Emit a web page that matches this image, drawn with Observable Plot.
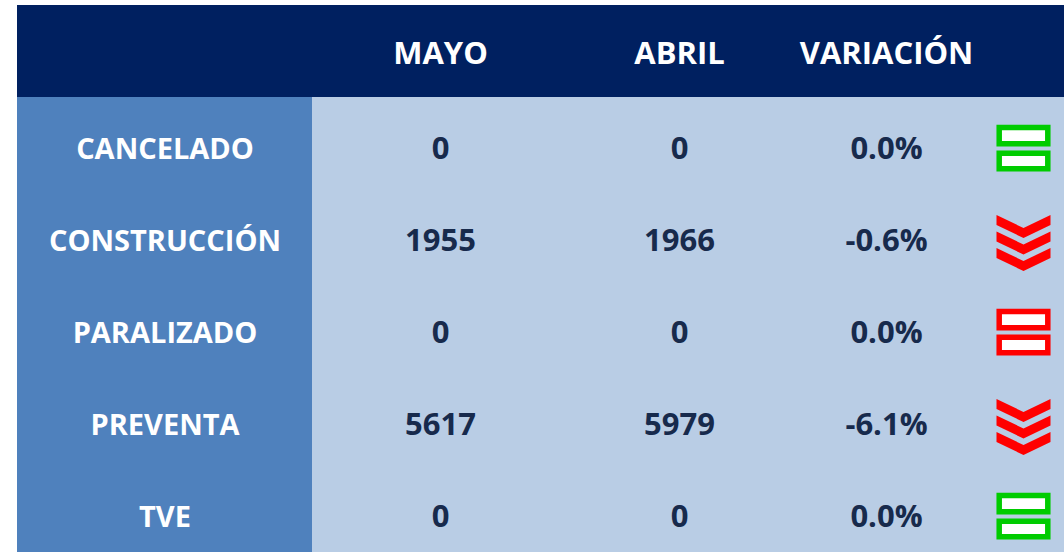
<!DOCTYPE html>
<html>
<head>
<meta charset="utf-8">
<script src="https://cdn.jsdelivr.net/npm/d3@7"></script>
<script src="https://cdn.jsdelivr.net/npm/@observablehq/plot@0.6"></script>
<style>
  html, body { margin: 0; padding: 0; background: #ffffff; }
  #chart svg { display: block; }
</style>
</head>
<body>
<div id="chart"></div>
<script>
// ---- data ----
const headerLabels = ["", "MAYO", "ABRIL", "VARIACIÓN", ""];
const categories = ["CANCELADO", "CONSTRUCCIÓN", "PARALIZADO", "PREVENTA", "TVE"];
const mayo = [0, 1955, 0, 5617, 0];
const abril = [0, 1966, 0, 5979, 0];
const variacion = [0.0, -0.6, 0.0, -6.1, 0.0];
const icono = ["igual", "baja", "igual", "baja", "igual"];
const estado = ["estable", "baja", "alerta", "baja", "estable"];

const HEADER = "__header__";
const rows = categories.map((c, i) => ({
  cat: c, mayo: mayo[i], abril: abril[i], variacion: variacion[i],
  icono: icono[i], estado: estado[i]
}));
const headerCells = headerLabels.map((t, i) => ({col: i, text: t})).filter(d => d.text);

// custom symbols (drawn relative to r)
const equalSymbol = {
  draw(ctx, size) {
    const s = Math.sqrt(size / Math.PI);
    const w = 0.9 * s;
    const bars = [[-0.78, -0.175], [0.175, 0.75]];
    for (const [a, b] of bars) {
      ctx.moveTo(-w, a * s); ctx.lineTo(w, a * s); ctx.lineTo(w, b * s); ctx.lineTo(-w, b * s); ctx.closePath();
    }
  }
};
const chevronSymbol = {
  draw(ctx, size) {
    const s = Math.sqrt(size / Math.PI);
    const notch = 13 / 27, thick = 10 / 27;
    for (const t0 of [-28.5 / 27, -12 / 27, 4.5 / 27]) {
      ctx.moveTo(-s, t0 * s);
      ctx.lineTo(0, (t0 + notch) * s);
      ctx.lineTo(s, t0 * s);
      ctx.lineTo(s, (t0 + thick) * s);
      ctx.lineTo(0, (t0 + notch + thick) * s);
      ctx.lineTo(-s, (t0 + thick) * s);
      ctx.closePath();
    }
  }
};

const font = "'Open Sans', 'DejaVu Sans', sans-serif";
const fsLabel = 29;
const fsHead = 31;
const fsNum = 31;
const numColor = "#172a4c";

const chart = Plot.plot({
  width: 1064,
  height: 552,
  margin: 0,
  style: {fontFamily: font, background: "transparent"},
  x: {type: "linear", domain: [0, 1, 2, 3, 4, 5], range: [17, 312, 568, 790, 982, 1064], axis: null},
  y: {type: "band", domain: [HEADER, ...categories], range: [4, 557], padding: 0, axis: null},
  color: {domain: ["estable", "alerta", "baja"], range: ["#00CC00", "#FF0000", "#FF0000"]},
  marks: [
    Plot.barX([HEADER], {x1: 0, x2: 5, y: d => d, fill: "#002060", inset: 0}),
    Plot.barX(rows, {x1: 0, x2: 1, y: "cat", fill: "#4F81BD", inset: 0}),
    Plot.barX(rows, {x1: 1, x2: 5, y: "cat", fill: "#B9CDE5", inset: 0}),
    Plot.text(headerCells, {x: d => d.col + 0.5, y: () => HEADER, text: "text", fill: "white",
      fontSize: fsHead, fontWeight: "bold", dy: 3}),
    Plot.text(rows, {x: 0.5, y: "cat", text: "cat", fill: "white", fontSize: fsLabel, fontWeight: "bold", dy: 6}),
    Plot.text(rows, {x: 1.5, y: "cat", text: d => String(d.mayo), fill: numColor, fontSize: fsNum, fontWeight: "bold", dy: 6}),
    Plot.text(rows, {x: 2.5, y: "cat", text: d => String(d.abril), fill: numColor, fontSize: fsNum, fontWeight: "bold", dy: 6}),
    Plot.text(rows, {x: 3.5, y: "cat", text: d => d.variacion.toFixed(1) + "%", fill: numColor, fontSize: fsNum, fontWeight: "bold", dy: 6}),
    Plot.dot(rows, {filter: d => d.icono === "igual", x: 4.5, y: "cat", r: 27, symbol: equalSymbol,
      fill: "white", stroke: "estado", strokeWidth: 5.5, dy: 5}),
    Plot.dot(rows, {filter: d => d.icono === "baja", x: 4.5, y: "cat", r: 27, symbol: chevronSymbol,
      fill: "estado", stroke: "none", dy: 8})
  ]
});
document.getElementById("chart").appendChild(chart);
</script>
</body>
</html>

Task instructions:
Quote the full listing above word for word; exclude every picture from the copy.

Task response:
Emit a web page that matches this image, drawn with Observable Plot.
<!DOCTYPE html>
<html>
<head>
<meta charset="utf-8">
<script src="https://cdn.jsdelivr.net/npm/d3@7"></script>
<script src="https://cdn.jsdelivr.net/npm/@observablehq/plot@0.6"></script>
<style>
  html, body { margin: 0; padding: 0; background: #ffffff; }
  #chart svg { display: block; }
</style>
</head>
<body>
<div id="chart"></div>
<script>
// ---- data ----
const headerLabels = ["", "MAYO", "ABRIL", "VARIACIÓN", ""];
const categories = ["CANCELADO", "CONSTRUCCIÓN", "PARALIZADO", "PREVENTA", "TVE"];
const mayo = [0, 1955, 0, 5617, 0];
const abril = [0, 1966, 0, 5979, 0];
const variacion = [0.0, -0.6, 0.0, -6.1, 0.0];
const icono = ["igual", "baja", "igual", "baja", "igual"];
const estado = ["estable", "baja", "alerta", "baja", "estable"];

const HEADER = "__header__";
const rows = categories.map((c, i) => ({
  cat: c, mayo: mayo[i], abril: abril[i], variacion: variacion[i],
  icono: icono[i], estado: estado[i]
}));
const headerCells = headerLabels.map((t, i) => ({col: i, text: t})).filter(d => d.text);

// custom symbols (drawn relative to r)
const equalSymbol = {
  draw(ctx, size) {
    const s = Math.sqrt(size / Math.PI);
    const w = 0.9 * s;
    const bars = [[-0.78, -0.175], [0.175, 0.75]];
    for (const [a, b] of bars) {
      ctx.moveTo(-w, a * s); ctx.lineTo(w, a * s); ctx.lineTo(w, b * s); ctx.lineTo(-w, b * s); ctx.closePath();
    }
  }
};
const chevronSymbol = {
  draw(ctx, size) {
    const s = Math.sqrt(size / Math.PI);
    const notch = 13 / 27, thick = 10 / 27;
    for (const t0 of [-28.5 / 27, -12 / 27, 4.5 / 27]) {
      ctx.moveTo(-s, t0 * s);
      ctx.lineTo(0, (t0 + notch) * s);
      ctx.lineTo(s, t0 * s);
      ctx.lineTo(s, (t0 + thick) * s);
      ctx.lineTo(0, (t0 + notch + thick) * s);
      ctx.lineTo(-s, (t0 + thick) * s);
      ctx.closePath();
    }
  }
};

const font = "'Open Sans', 'DejaVu Sans', sans-serif";
const fsLabel = 29;
const fsHead = 31;
const fsNum = 31;
const numColor = "#172a4c";

const chart = Plot.plot({
  width: 1064,
  height: 552,
  margin: 0,
  style: {fontFamily: font, background: "transparent"},
  x: {type: "linear", domain: [0, 1, 2, 3, 4, 5], range: [17, 312, 568, 790, 982, 1064], axis: null},
  y: {type: "band", domain: [HEADER, ...categories], range: [4, 557], padding: 0, axis: null},
  color: {domain: ["estable", "alerta", "baja"], range: ["#00CC00", "#FF0000", "#FF0000"]},
  marks: [
    Plot.barX([HEADER], {x1: 0, x2: 5, y: d => d, fill: "#002060", inset: 0}),
    Plot.barX(rows, {x1: 0, x2: 1, y: "cat", fill: "#4F81BD", inset: 0}),
    Plot.barX(rows, {x1: 1, x2: 5, y: "cat", fill: "#B9CDE5", inset: 0}),
    Plot.text(headerCells, {x: d => d.col + 0.5, y: () => HEADER, text: "text", fill: "white",
      fontSize: fsHead, fontWeight: "bold", dy: 3}),
    Plot.text(rows, {x: 0.5, y: "cat", text: "cat", fill: "white", fontSize: fsLabel, fontWeight: "bold", dy: 6}),
    Plot.text(rows, {x: 1.5, y: "cat", text: d => String(d.mayo), fill: numColor, fontSize: fsNum, fontWeight: "bold", dy: 6}),
    Plot.text(rows, {x: 2.5, y: "cat", text: d => String(d.abril), fill: numColor, fontSize: fsNum, fontWeight: "bold", dy: 6}),
    Plot.text(rows, {x: 3.5, y: "cat", text: d => d.variacion.toFixed(1) + "%", fill: numColor, fontSize: fsNum, fontWeight: "bold", dy: 6}),
    Plot.dot(rows, {filter: d => d.icono === "igual", x: 4.5, y: "cat", r: 27, symbol: equalSymbol,
      fill: "white", stroke: "estado", strokeWidth: 5.5, dy: 5}),
    Plot.dot(rows, {filter: d => d.icono === "baja", x: 4.5, y: "cat", r: 27, symbol: chevronSymbol,
      fill: "estado", stroke: "none", dy: 8})
  ]
});
document.getElementById("chart").appendChild(chart);
</script>
</body>
</html>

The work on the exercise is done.